The claim that the complaint does not state a cause of action, and that the attachment should have been dissolved for that reason, cannot be sustained. Unless the complaint shows upon its face that the plaintiff has no cause of action with the help of an amendment, the attachment should not be dissolved. If the complaint is defective merely, and can *169be made good by amendment, the plaintiff should be allowed to amend before the decision of the motion to dissolve ; but if the complaint is incurable the attachment must be dissolved. So far as the complaint fails to allege that the costs on appeal were awarded to the plaintiff, it can be amended, conceding it to be defective; but we think the allegation follows as a legal presumption from the allegation that the judgment was affirmed. It is not the practice of this Court to formally award costs, but they are allowed to follow the judgment as of course, and are taxed by the Clerk without formal direction from the Court. As to damages on appeal the complaint makes no claim, hence no averment of an award was necessary. Doubtless no damages were awarded. The damages referred to in the statute (Sec. 348) and in the undertaking are such as may be awarded by this Court on appeals taken for delay, as provided in section three hundred and forty-five. The case of Tarpey v. Shillenberger, 10 Cal. 390, seems to have been a case in which such damages were claimed, and it was not alleged that any damages had been awarded. Unlike costs, damages do not follow as a matter of course, but must be specially awarded by the Court, and hence, when claimed by the respondent in an action upon the appeal bond, he must aver that they were awarded by the appellate Court.

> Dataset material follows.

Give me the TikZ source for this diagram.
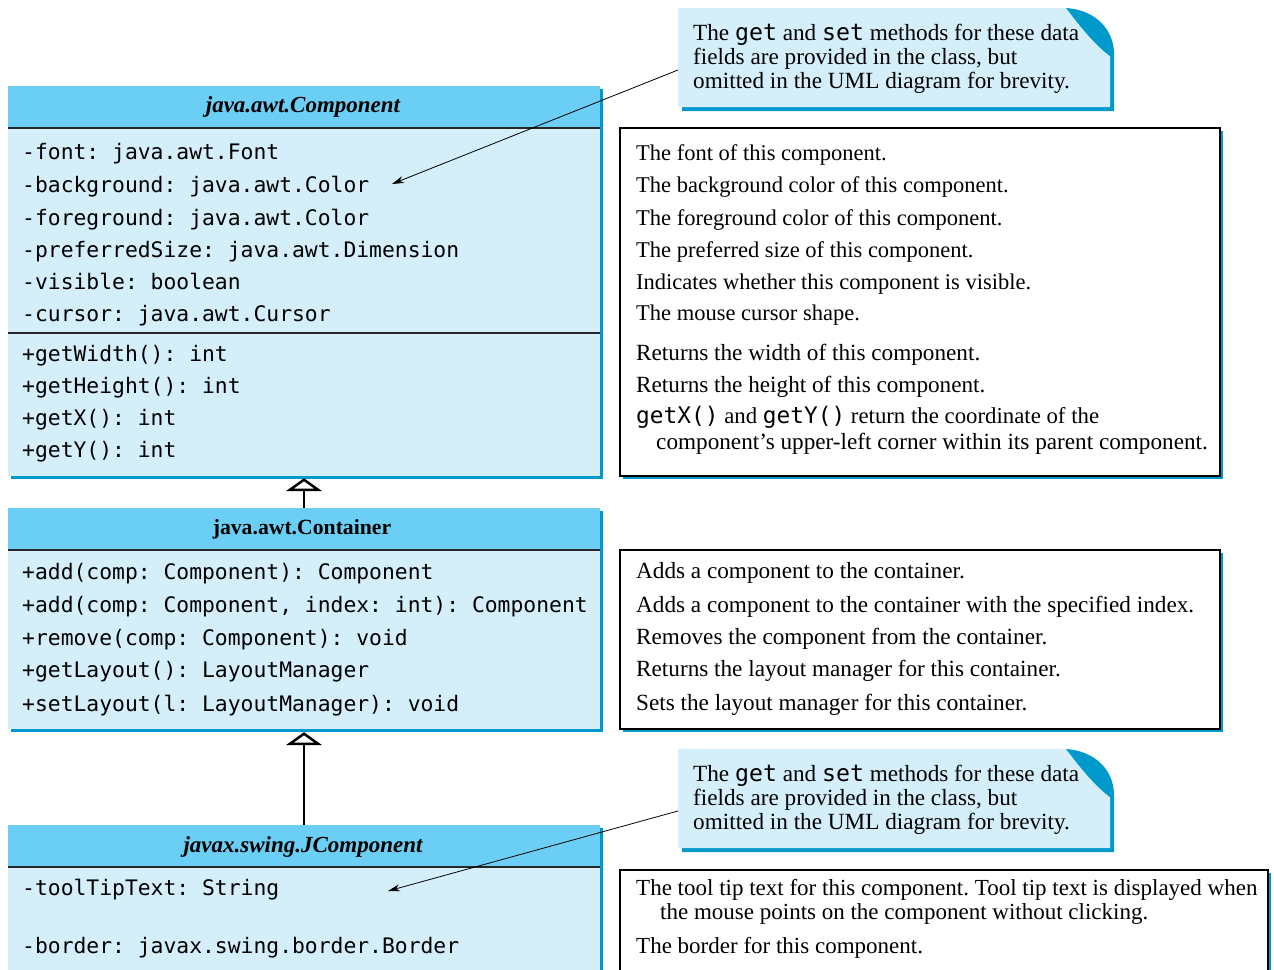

Nor is the point that the appeal from the judgment was not taken within time, and that for that reason the undertaking of the sureties was without consideration, available to the defendants. Concede that the undertaking did not operate to legally stay proceedings upon the judgment, (a point which we do not decide,) yet it in fact had that effect, and the appellants received all the benefit for which their sureties contracted, and were they allowed now to say that their undertaking was nudum pactum, gross injustice might be done to the plaintiff because he did not choose to act upon a doubtful right. Moreover, they cannot be allowed to question the validity of the judgment of affirmance on the score *170of jurisdiction, or upon any other ground—it is conclusive upon them upon all the points upon which it acts. (Irwin v. Backus, 25 Cal. 214.)

There is nothing in the point in relation to Leland. His release was not the act of the plaintiff but of death, and counsel for appellants cite us to no rule of law by which the plaintiff was bound to present his claim against his estate, or forfeit all right of action against his co-sureties.

Order affirmed.






Dissenting Opinion

Sawyer, J., dissenting:

The undertaking upon which a recovery is sought is that the appellants will pay all damages and costs which may be awarded against defendant on the appeal, not exceeding three hundred dollars.” This appears to me to be an undertaking that another party shall pay, and not that the party himself will pay. There is no promise that the defendants themselves will pay any money at all, and consequently no contract on their part for the direct payment of money. On a failure of the appellants in the suit to pay in accordance with the terms of the undertaking, there is a breach, it is true, and the party to the undertaking is liable for damages for the breach. But the liability is strictly for damages, and not on his own con- ' tract that he himself will pay money.. For these reasons I think there was no contract, express or implied, on the part of the defendant for the direct payment of money within the meaning of the Attachment Law, and that an attachment is unauthorized.